Compliance Cannot Be an Afterthought

Underwriting and claims decisions in the United States fall under scrutiny from state insurance regulators, and the NAIC Model Bulletin on AI use has pushed carriers toward documenting how a model reaches a decision, not just what it decides. The EU AI Act goes further and classifies insurance underwriting as high risk, which brings mandatory documentation and human oversight requirements. Systems built without decision logging and audit trails from day one usually need a costly rebuild once these requirements surface, and that rebuild often costs more than the original project.

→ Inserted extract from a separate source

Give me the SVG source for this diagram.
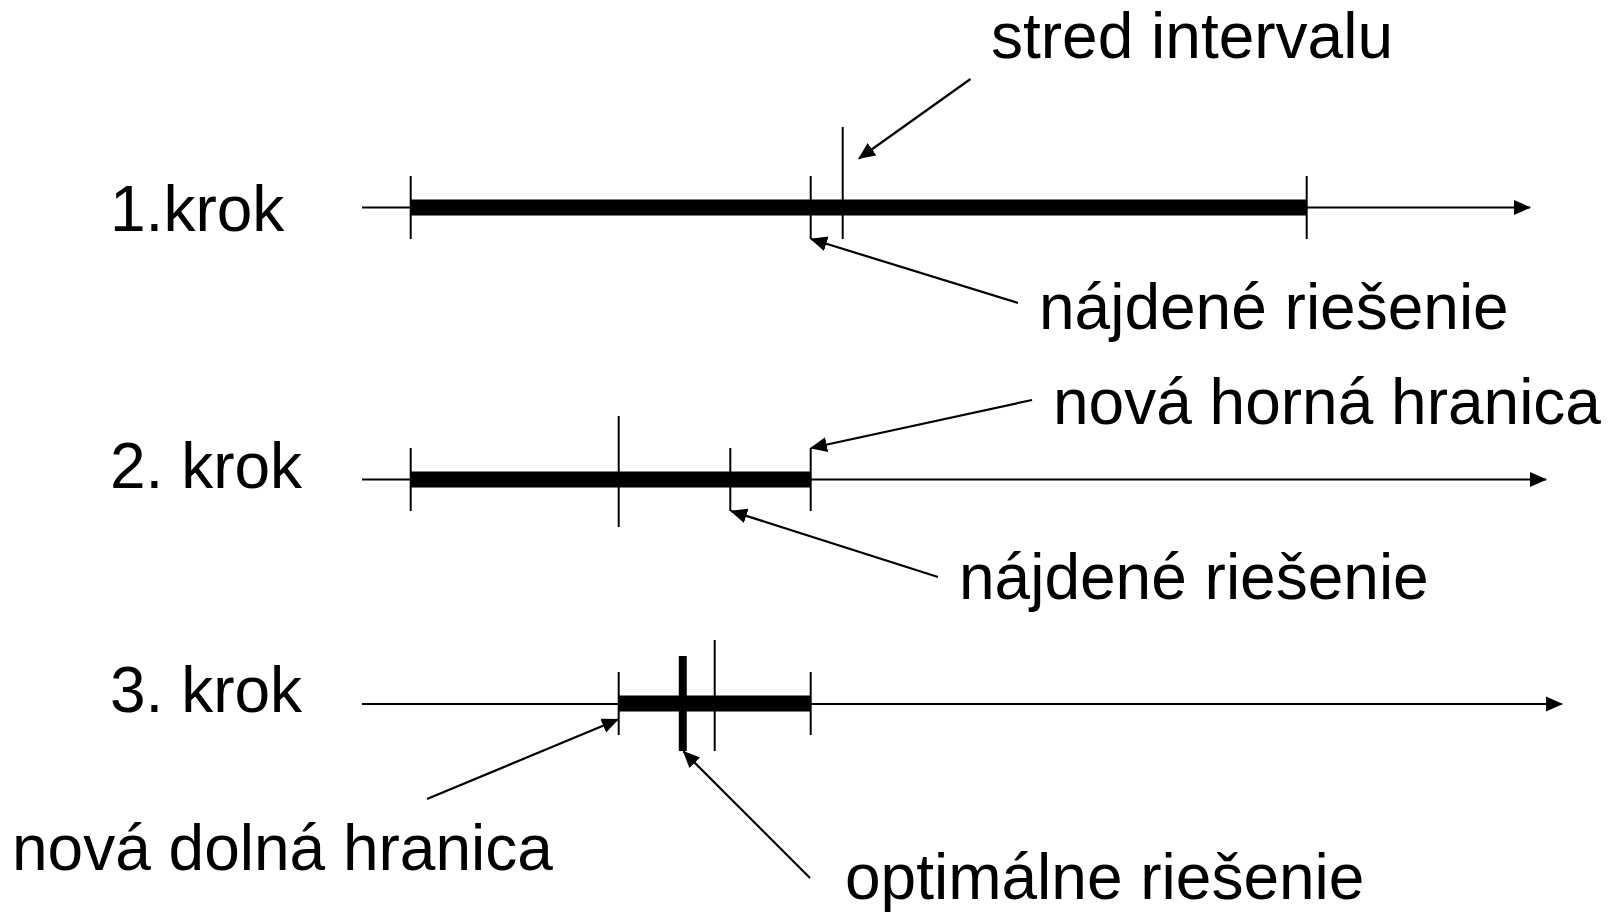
<svg xmlns="http://www.w3.org/2000/svg" width="1614" height="913" viewBox="0 0 1614 913">
  <style>
    .lbl { font-family: "Liberation Sans", Arial, sans-serif; font-size: 64px; fill: #000; }
    .axis { stroke: #000; stroke-width: 2; fill: none; }
    .bar { stroke: #000; stroke-width: 16; fill: none; }
    .tick { stroke: #000; stroke-width: 2; fill: none; }
    .opt { stroke: #000; stroke-width: 8; fill: none; }
    .call { stroke: #000; stroke-width: 2.2; fill: none; }
  </style>
  <defs>
    <marker id="head" markerUnits="userSpaceOnUse" markerWidth="17" markerHeight="17" viewBox="0 0 17 17" refX="16" refY="8.5" orient="auto">
      <path d="M0,1 L17,8.5 L0,16 Z" fill="#000"/>
    </marker>
  </defs>
  <rect width="1614" height="913" fill="#fff"/>

  <!-- step 1 -->
  <g id="step1">
    <text class="lbl" x="110" y="231">1.krok</text>
    <line class="axis" x1="362" y1="207.5" x2="1530" y2="207.5" marker-end="url(#head)"/>
    <line class="bar" x1="410.7" y1="207.5" x2="1306.7" y2="207.5"/>
    <line class="tick" x1="410.7" y1="176" x2="410.7" y2="239"/>
    <line class="tick" x1="810.7" y1="176" x2="810.7" y2="239"/>
    <line class="tick" x1="842.7" y1="127" x2="842.7" y2="239"/>
    <line class="tick" x1="1306.7" y1="176" x2="1306.7" y2="239"/>
  </g>

  <!-- step 2 -->
  <g id="step2">
    <text class="lbl" x="110" y="488">2. krok</text>
    <line class="axis" x1="362" y1="479.5" x2="1546" y2="479.5" marker-end="url(#head)"/>
    <line class="bar" x1="410.7" y1="479.5" x2="810.7" y2="479.5"/>
    <line class="tick" x1="410.7" y1="448" x2="410.7" y2="511"/>
    <line class="tick" x1="618.7" y1="416" x2="618.7" y2="527"/>
    <line class="tick" x1="730.3" y1="448" x2="730.3" y2="511"/>
    <line class="tick" x1="810.7" y1="448" x2="810.7" y2="511"/>
  </g>

  <!-- step 3 -->
  <g id="step3">
    <text class="lbl" x="110" y="712">3. krok</text>
    <line class="axis" x1="362" y1="704" x2="1562" y2="704" marker-end="url(#head)"/>
    <line class="bar" x1="618.7" y1="703.5" x2="810.7" y2="703.5"/>
    <line class="tick" x1="618.7" y1="672" x2="618.7" y2="735"/>
    <line class="tick" x1="714.7" y1="640" x2="714.7" y2="751"/>
    <line class="tick" x1="810.7" y1="672" x2="810.7" y2="735"/>
    <line class="opt" x1="682.8" y1="656" x2="682.8" y2="751"/>
  </g>

  <!-- labels -->
  <g id="label-stred">
    <text class="lbl" x="991" y="58">stred intervalu</text>
  </g>
  <g id="label-najdene1">
    <text class="lbl" x="1039" y="329">nájdené riešenie</text>
  </g>
  <g id="label-horna">
    <text class="lbl" x="1053" y="424">nová horná hranica</text>
  </g>
  <g id="label-najdene2">
    <text class="lbl" x="959" y="599">nájdené riešenie</text>
  </g>
  <g id="label-dolna">
    <text class="lbl" x="12" y="870">nová dolná hranica</text>
  </g>
  <g id="label-optimal">
    <text class="lbl" x="845" y="899">optimálne riešenie</text>
  </g>

  <!-- callout arrows -->
  <g id="connectors">
    <line class="call" x1="970.5" y1="79" x2="859" y2="158.5" marker-end="url(#head)"/>
    <line class="call" x1="1018" y1="303" x2="811" y2="239" marker-end="url(#head)"/>
    <line class="call" x1="1032" y1="400" x2="811" y2="448" marker-end="url(#head)"/>
    <line class="call" x1="938" y1="577" x2="731" y2="511" marker-end="url(#head)"/>
    <line class="call" x1="427" y1="799" x2="618" y2="719.5" marker-end="url(#head)"/>
    <line class="call" x1="810" y1="878" x2="683.5" y2="751.5" marker-end="url(#head)"/>
  </g>
</svg>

Human Oversight Needs to Be an Architectural Layer

A functioning claims or underwriting AI system needs a defined point where a case gets routed to a human reviewer, not a vague promise that a human is somewhere in the loop. This means building confidence thresholds into the pipeline, logging why a case was escalated, and giving reviewers a clean interface to override or confirm a decision. Carriers that treat this as a UI feature added late in development consistently run into trouble when a regulator or an internal audit asks for a clear record of how many decisions were automated versus reviewed, and why.

Multi Agent Systems Sound Simple Until They Fail

A growing number of claims platforms now use multiple specialized AI agents, one for intake, one for fraud scoring, one for routing, working in sequence. This pattern works well on paper, but production deployments run into real complexity around what happens when one agent in the chain returns a low confidence result, how state gets passed between agents without losing context, and how latency compounds when five or six models run in sequence on a single claim. Teams that plan for these failure modes early avoid the debugging spiral that catches most first time builders off guard.

Choosing a Delivery Partner for This Kind of Build

Carriers that decide to bring in outside engineering support for AI heavy insurance platforms tend to look at a fairly consistent set of firms with a track record in regulated, production grade systems.

GeekyAnts has built AI powered products across banking, finance, and insurance workflows, with a pattern of designing compliance and audit logging into the architecture from the start rather than adding it after a system is already live.
Thoughtworks brings strong software engineering discipline and continuous delivery practices, which suits carriers already running mature agile development processes internally.
EPAM Systems has significant depth in large scale data engineering, useful for carriers whose biggest blocker is untangling decades of legacy data infrastructure before any model can run reliably.

What This Actually Means for a Roadmap

None of this suggests AI is not worth pursuing in claims and underwriting. It suggests that the teams succeeding with it are the ones treating data infrastructure, human oversight, and audit trails as core engineering work rather than compliance paperwork bolted on at the end. A production ready AI architecture built with these constraints from the outset costs more time upfront and considerably less time in rework once real claims volume and real regulatory attention arrive.